1. What were the Articles of Confederation? What problems did the Articles have?

2. Why do you think the delegates voted to keep their discussions secret? Do you think they should have? Explain.

3. What was the Virginia Plan? How did it differ from the Articles of Confederation?

4. What were the major debates over the Constitution? What compromises were reached in each? If you had been a delegate, would you have agreed to each of these compromises? Explain.

A C T I V I T Y

Should the Senate Be Changed?

One of the major compromises in the Constitutional Convention was between the small states and big states. The small states wanted each state to have the same number of representatives in Congress. The big states wanted representation based on population. The compromise was to have one house of Congress (the House of Representatives) base its representation on population (with each state having at least one representative) and for each state to have two senators in other house (the Senate) regardless of population.

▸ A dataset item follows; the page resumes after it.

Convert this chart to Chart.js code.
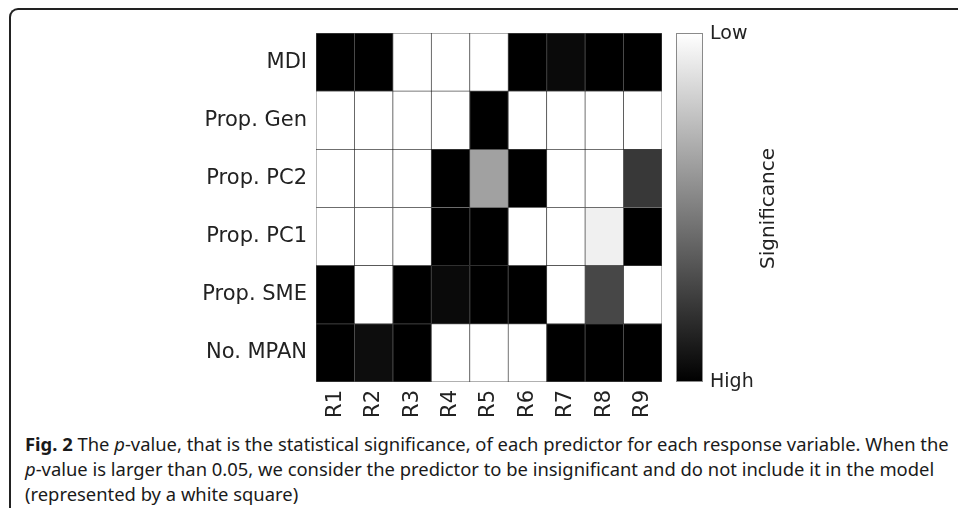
<!DOCTYPE html>
<html>
<head>
<meta charset="utf-8">
<script src="https://cdn.jsdelivr.net/npm/chart.js@4"></script>
<style>
  html, body { margin: 0; padding: 0; background: #fff; }
  body { width: 958px; height: 508px; position: relative; overflow: hidden; }
  .frame {
    position: absolute; left: 9px; top: 8px; width: 1000px; height: 600px;
    border-top: 2px solid #222; border-left: 2px solid #222;
    border-top-left-radius: 9px;
  }
  #wrap { position: absolute; left: 0; top: 0; width: 958px; height: 424px; }
  .caption {
    position: absolute; left: 25px; top: 431px;
    font-family: "Noto Sans", sans-serif; font-size: 18.4px; line-height: 25px; color: #1a1a1a;
  }
  .caption div { white-space: nowrap; }
</style>
</head>
<body>
<div class="frame"></div>
<div id="wrap"><canvas id="heat" width="958" height="424"></canvas></div>
<div class="caption">
  <div><b>Fig. 2</b> The <i>p</i>-value, that is the statistical significance, of each predictor for each response variable. When the</div>
  <div><i>p</i>-value is larger than 0.05, we consider the predictor to be insignificant and do not include it in the model</div>
  <div>(represented by a white square)</div>
</div>
<script>
// response variables (columns) and predictors (rows, top to bottom)
const responses = ["R1", "R2", "R3", "R4", "R5", "R6", "R7", "R8", "R9"];
const predictors = ["MDI", "Prop. Gen", "Prop. PC2", "Prop. PC1", "Prop. SME", "No. MPAN"];

// significance per cell, 1 = high (black), 0 = low (white)
const sigMDI     = [1, 1, 0, 0, 0, 1, 0.96, 1, 1];
const sigPropGen = [0, 0, 0, 0, 1, 0, 0, 0, 0];
const sigPropPC2 = [0, 0, 0, 1, 0.37, 1, 0, 0, 0.78];
const sigPropPC1 = [0, 0, 0, 1, 1, 0, 0, 0.06, 1];
const sigPropSME = [1, 0, 1, 0.96, 1, 1, 0, 0.72, 0];
const sigNoMPAN  = [1, 0.95, 1, 0, 0, 0, 1, 1, 1];

const colorbarLabels = ["Low", "High"];
const colorbarTitle = "Significance";

const rows = [sigMDI, sigPropGen, sigPropPC2, sigPropPC1, sigPropSME, sigNoMPAN];

function grey(s) {
  const v = Math.round(255 * (1 - s));
  return "rgb(" + v + "," + v + "," + v + ")";
}

// stacked bars: first dataset sits at the bottom, so go from the last row up
const bottomUp = predictors.slice().reverse();
const datasets = bottomUp.map((name, i) => {
  const sig = rows[predictors.length - 1 - i];
  return {
    label: name,
    data: responses.map(() => 1),
    backgroundColor: sig.map(grey),
    borderColor: "rgba(0,0,0,0.62)",
    borderWidth: 0.75,
    borderSkipped: false,
    barPercentage: 1,
    categoryPercentage: 1
  };
});

const labelFont = { family: "DejaVu Sans", size: 21 };
const textColor = "#222";

// colour bar on the right of the heatmap
const colorbar = {
  id: "colorbar",
  afterDraw(chart) {
    const { ctx, chartArea } = chart;
    const x = chartArea.right + 14, w = 27;
    const top = chartArea.top, bottom = chartArea.bottom;
    const g = ctx.createLinearGradient(0, top, 0, bottom);
    g.addColorStop(0, "#ffffff");
    g.addColorStop(1, "#000000");
    ctx.save();
    ctx.fillStyle = g;
    ctx.fillRect(x, top, w, bottom - top);
    ctx.strokeStyle = "#8a8a8a";
    ctx.lineWidth = 1;
    ctx.strokeRect(x + 0.5, top + 0.5, w - 1, bottom - top - 1);

    ctx.fillStyle = textColor;
    ctx.font = "19px 'DejaVu Sans'";
    ctx.textAlign = "left";
    ctx.textBaseline = "middle";
    ctx.fillText(colorbarLabels[0], x + w + 7, top + 1);
    ctx.fillText(colorbarLabels[1], x + w + 7, bottom);

    ctx.font = "20px 'DejaVu Sans'";
    ctx.translate(x + w + 66, (top + bottom) / 2 + 1);
    ctx.rotate(-Math.PI / 2);
    ctx.textAlign = "center";
    ctx.fillText(colorbarTitle, 0, 0);
    ctx.restore();
  }
};

new Chart(document.getElementById("heat"), {
  type: "bar",
  data: { labels: responses, datasets: datasets },
  options: {
    responsive: false,
    animation: false,
    layout: { padding: { top: 33, right: 296, left: 0, bottom: 0 } },
    plugins: { legend: { display: false }, tooltip: { enabled: false } },
    scales: {
      x: {
        stacked: true,
        grid: { display: false, drawTicks: false },
        border: { display: false },
        ticks: { color: textColor, font: labelFont, minRotation: 90, maxRotation: 90, padding: 8 },
        afterFit(scale) { scale.height = 42; }
      },
      y: {
        stacked: true,
        min: 0,
        max: predictors.length,
        grid: { display: false, drawTicks: false },
        border: { display: false },
        afterBuildTicks(scale) {
          scale.ticks = bottomUp.map((_, i) => ({ value: i + 0.5 }));
        },
        ticks: {
          color: textColor,
          font: labelFont,
          padding: 9,
          callback: (value) => bottomUp[Math.floor(value)]
        },
        afterFit(scale) { scale.width = 316; }
      }
    }
  },
  plugins: [colorbar]
});
</script>
</body>
</html>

This compromise has worked for more than 200 years. But critics claim that the Senate is undemocratic because it gives each state two senators regardless of population. Political writer Timothy Noah points out that “50 senators representing the 25 smallest states, and hence a mere 16 percent of the population, could . . . block passage of a bill favored by the other 84 percent of the population.”

Divide the class into small groups. Imagine that your group is a commission asked to make recommendations on the Senate. Do the following:

1. Read and discuss the section titled “Representation in Congress.”

2. Discuss what the advantages are to having the Senate as it is.

3.  Discuss what the disadvantages are.

4.  Decide on one of these options: (a) Leave the Senate as it is, (b) Abolish the Senate, (c) Make the Senate based on population, or (d) Make up your own option.

5.  Be prepared to report your decision and reasons for it to the class.